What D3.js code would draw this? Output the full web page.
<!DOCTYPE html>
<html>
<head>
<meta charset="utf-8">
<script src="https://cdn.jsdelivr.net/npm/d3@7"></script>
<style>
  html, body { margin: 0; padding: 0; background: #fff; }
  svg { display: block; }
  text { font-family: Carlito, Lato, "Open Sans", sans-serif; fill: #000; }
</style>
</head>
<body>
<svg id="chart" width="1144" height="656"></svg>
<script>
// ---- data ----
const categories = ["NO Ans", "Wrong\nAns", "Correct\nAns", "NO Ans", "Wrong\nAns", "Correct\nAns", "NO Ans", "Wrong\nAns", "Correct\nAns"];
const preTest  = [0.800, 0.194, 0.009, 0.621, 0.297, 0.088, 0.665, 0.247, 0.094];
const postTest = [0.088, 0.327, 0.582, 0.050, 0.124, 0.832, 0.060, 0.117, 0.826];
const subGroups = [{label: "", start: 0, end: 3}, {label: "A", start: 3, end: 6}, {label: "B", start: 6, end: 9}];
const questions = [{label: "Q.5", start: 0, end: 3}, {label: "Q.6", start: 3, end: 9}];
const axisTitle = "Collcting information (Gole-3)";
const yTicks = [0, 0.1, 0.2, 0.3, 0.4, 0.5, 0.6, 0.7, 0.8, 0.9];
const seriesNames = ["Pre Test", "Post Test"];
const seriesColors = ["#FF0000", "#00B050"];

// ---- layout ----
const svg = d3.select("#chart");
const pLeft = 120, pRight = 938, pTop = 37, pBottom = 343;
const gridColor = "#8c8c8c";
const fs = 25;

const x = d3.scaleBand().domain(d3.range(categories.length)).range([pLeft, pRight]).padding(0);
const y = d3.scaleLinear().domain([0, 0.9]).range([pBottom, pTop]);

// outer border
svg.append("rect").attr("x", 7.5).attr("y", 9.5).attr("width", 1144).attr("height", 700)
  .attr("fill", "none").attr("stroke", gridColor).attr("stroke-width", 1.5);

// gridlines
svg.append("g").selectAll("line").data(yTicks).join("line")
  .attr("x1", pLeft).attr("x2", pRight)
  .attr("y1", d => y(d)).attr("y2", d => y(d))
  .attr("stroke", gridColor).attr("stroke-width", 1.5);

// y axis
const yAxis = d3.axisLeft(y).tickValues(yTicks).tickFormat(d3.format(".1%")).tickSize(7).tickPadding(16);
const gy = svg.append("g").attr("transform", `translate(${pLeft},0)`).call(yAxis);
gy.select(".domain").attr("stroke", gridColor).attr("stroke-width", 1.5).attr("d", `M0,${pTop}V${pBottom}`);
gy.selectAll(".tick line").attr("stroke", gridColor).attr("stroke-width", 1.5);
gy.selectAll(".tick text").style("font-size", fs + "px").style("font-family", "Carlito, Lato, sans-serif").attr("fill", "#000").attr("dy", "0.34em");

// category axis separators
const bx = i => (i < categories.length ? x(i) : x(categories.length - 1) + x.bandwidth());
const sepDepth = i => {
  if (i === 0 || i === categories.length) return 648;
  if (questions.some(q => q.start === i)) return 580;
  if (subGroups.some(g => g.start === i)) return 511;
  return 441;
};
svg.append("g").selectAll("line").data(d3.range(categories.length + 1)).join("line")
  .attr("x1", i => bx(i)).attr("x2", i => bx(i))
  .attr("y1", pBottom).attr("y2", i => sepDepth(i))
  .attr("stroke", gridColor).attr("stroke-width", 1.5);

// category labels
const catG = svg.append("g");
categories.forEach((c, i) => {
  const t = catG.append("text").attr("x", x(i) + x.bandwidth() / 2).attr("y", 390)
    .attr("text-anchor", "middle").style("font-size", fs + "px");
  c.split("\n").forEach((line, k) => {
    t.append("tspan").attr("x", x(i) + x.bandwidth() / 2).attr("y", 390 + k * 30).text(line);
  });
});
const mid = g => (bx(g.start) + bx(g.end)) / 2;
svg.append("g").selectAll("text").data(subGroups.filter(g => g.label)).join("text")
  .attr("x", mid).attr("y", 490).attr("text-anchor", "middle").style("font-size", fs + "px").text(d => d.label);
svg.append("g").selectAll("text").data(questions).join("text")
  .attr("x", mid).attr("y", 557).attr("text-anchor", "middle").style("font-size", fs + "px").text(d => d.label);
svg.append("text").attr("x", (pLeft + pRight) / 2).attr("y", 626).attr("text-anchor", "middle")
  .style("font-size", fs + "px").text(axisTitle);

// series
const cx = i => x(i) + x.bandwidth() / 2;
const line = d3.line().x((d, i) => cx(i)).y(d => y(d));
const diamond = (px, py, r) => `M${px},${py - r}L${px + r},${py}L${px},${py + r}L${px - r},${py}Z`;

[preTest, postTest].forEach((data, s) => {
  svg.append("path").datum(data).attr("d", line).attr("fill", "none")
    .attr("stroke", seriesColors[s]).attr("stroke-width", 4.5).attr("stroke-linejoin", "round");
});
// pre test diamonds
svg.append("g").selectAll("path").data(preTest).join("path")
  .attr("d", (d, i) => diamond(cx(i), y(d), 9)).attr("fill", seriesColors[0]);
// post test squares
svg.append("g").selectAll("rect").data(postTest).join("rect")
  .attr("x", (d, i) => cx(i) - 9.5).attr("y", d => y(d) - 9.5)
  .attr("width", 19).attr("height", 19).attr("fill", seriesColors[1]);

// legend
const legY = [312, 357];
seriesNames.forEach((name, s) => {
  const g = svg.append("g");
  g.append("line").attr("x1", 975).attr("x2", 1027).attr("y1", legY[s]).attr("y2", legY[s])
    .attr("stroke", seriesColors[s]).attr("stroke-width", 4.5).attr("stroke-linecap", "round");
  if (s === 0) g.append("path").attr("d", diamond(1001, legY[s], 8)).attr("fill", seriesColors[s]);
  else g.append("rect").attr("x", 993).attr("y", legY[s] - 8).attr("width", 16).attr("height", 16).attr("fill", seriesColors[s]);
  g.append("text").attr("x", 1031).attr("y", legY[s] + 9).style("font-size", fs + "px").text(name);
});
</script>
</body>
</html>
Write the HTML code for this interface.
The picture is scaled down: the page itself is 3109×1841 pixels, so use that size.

[Directions] Repeat the material in full, exactly as it stands.

[Task answer]
What D3.js code would draw this? Output the full web page.
<!DOCTYPE html>
<html>
<head>
<meta charset="utf-8">
<script src="https://cdn.jsdelivr.net/npm/d3@7"></script>
<style>
  html, body { margin: 0; padding: 0; background: #fff; }
  svg { display: block; }
  text { font-family: Carlito, Lato, "Open Sans", sans-serif; fill: #000; }
</style>
</head>
<body>
<svg id="chart" width="1144" height="656"></svg>
<script>
// ---- data ----
const categories = ["NO Ans", "Wrong\nAns", "Correct\nAns", "NO Ans", "Wrong\nAns", "Correct\nAns", "NO Ans", "Wrong\nAns", "Correct\nAns"];
const preTest  = [0.800, 0.194, 0.009, 0.621, 0.297, 0.088, 0.665, 0.247, 0.094];
const postTest = [0.088, 0.327, 0.582, 0.050, 0.124, 0.832, 0.060, 0.117, 0.826];
const subGroups = [{label: "", start: 0, end: 3}, {label: "A", start: 3, end: 6}, {label: "B", start: 6, end: 9}];
const questions = [{label: "Q.5", start: 0, end: 3}, {label: "Q.6", start: 3, end: 9}];
const axisTitle = "Collcting information (Gole-3)";
const yTicks = [0, 0.1, 0.2, 0.3, 0.4, 0.5, 0.6, 0.7, 0.8, 0.9];
const seriesNames = ["Pre Test", "Post Test"];
const seriesColors = ["#FF0000", "#00B050"];

// ---- layout ----
const svg = d3.select("#chart");
const pLeft = 120, pRight = 938, pTop = 37, pBottom = 343;
const gridColor = "#8c8c8c";
const fs = 25;

const x = d3.scaleBand().domain(d3.range(categories.length)).range([pLeft, pRight]).padding(0);
const y = d3.scaleLinear().domain([0, 0.9]).range([pBottom, pTop]);

// outer border
svg.append("rect").attr("x", 7.5).attr("y", 9.5).attr("width", 1144).attr("height", 700)
  .attr("fill", "none").attr("stroke", gridColor).attr("stroke-width", 1.5);

// gridlines
svg.append("g").selectAll("line").data(yTicks).join("line")
  .attr("x1", pLeft).attr("x2", pRight)
  .attr("y1", d => y(d)).attr("y2", d => y(d))
  .attr("stroke", gridColor).attr("stroke-width", 1.5);

// y axis
const yAxis = d3.axisLeft(y).tickValues(yTicks).tickFormat(d3.format(".1%")).tickSize(7).tickPadding(16);
const gy = svg.append("g").attr("transform", `translate(${pLeft},0)`).call(yAxis);
gy.select(".domain").attr("stroke", gridColor).attr("stroke-width", 1.5).attr("d", `M0,${pTop}V${pBottom}`);
gy.selectAll(".tick line").attr("stroke", gridColor).attr("stroke-width", 1.5);
gy.selectAll(".tick text").style("font-size", fs + "px").style("font-family", "Carlito, Lato, sans-serif").attr("fill", "#000").attr("dy", "0.34em");

// category axis separators
const bx = i => (i < categories.length ? x(i) : x(categories.length - 1) + x.bandwidth());
const sepDepth = i => {
  if (i === 0 || i === categories.length) return 648;
  if (questions.some(q => q.start === i)) return 580;
  if (subGroups.some(g => g.start === i)) return 511;
  return 441;
};
svg.append("g").selectAll("line").data(d3.range(categories.length + 1)).join("line")
  .attr("x1", i => bx(i)).attr("x2", i => bx(i))
  .attr("y1", pBottom).attr("y2", i => sepDepth(i))
  .attr("stroke", gridColor).attr("stroke-width", 1.5);

// category labels
const catG = svg.append("g");
categories.forEach((c, i) => {
  const t = catG.append("text").attr("x", x(i) + x.bandwidth() / 2).attr("y", 390)
    .attr("text-anchor", "middle").style("font-size", fs + "px");
  c.split("\n").forEach((line, k) => {
    t.append("tspan").attr("x", x(i) + x.bandwidth() / 2).attr("y", 390 + k * 30).text(line);
  });
});
const mid = g => (bx(g.start) + bx(g.end)) / 2;
svg.append("g").selectAll("text").data(subGroups.filter(g => g.label)).join("text")
  .attr("x", mid).attr("y", 490).attr("text-anchor", "middle").style("font-size", fs + "px").text(d => d.label);
svg.append("g").selectAll("text").data(questions).join("text")
  .attr("x", mid).attr("y", 557).attr("text-anchor", "middle").style("font-size", fs + "px").text(d => d.label);
svg.append("text").attr("x", (pLeft + pRight) / 2).attr("y", 626).attr("text-anchor", "middle")
  .style("font-size", fs + "px").text(axisTitle);

// series
const cx = i => x(i) + x.bandwidth() / 2;
const line = d3.line().x((d, i) => cx(i)).y(d => y(d));
const diamond = (px, py, r) => `M${px},${py - r}L${px + r},${py}L${px},${py + r}L${px - r},${py}Z`;

[preTest, postTest].forEach((data, s) => {
  svg.append("path").datum(data).attr("d", line).attr("fill", "none")
    .attr("stroke", seriesColors[s]).attr("stroke-width", 4.5).attr("stroke-linejoin", "round");
});
// pre test diamonds
svg.append("g").selectAll("path").data(preTest).join("path")
  .attr("d", (d, i) => diamond(cx(i), y(d), 9)).attr("fill", seriesColors[0]);
// post test squares
svg.append("g").selectAll("rect").data(postTest).join("rect")
  .attr("x", (d, i) => cx(i) - 9.5).attr("y", d => y(d) - 9.5)
  .attr("width", 19).attr("height", 19).attr("fill", seriesColors[1]);

// legend
const legY = [312, 357];
seriesNames.forEach((name, s) => {
  const g = svg.append("g");
  g.append("line").attr("x1", 975).attr("x2", 1027).attr("y1", legY[s]).attr("y2", legY[s])
    .attr("stroke", seriesColors[s]).attr("stroke-width", 4.5).attr("stroke-linecap", "round");
  if (s === 0) g.append("path").attr("d", diamond(1001, legY[s], 8)).attr("fill", seriesColors[s]);
  else g.append("rect").attr("x", 993).attr("y", legY[s] - 8).attr("width", 16).attr("height", 16).attr("fill", seriesColors[s]);
  g.append("text").attr("x", 1031).attr("y", legY[s] + 9).style("font-size", fs + "px").text(name);
});
</script>
</body>
</html>
Write the HTML code for this interface.
The picture is scaled down: the page itself is 3109×1841 pixels, so use that size.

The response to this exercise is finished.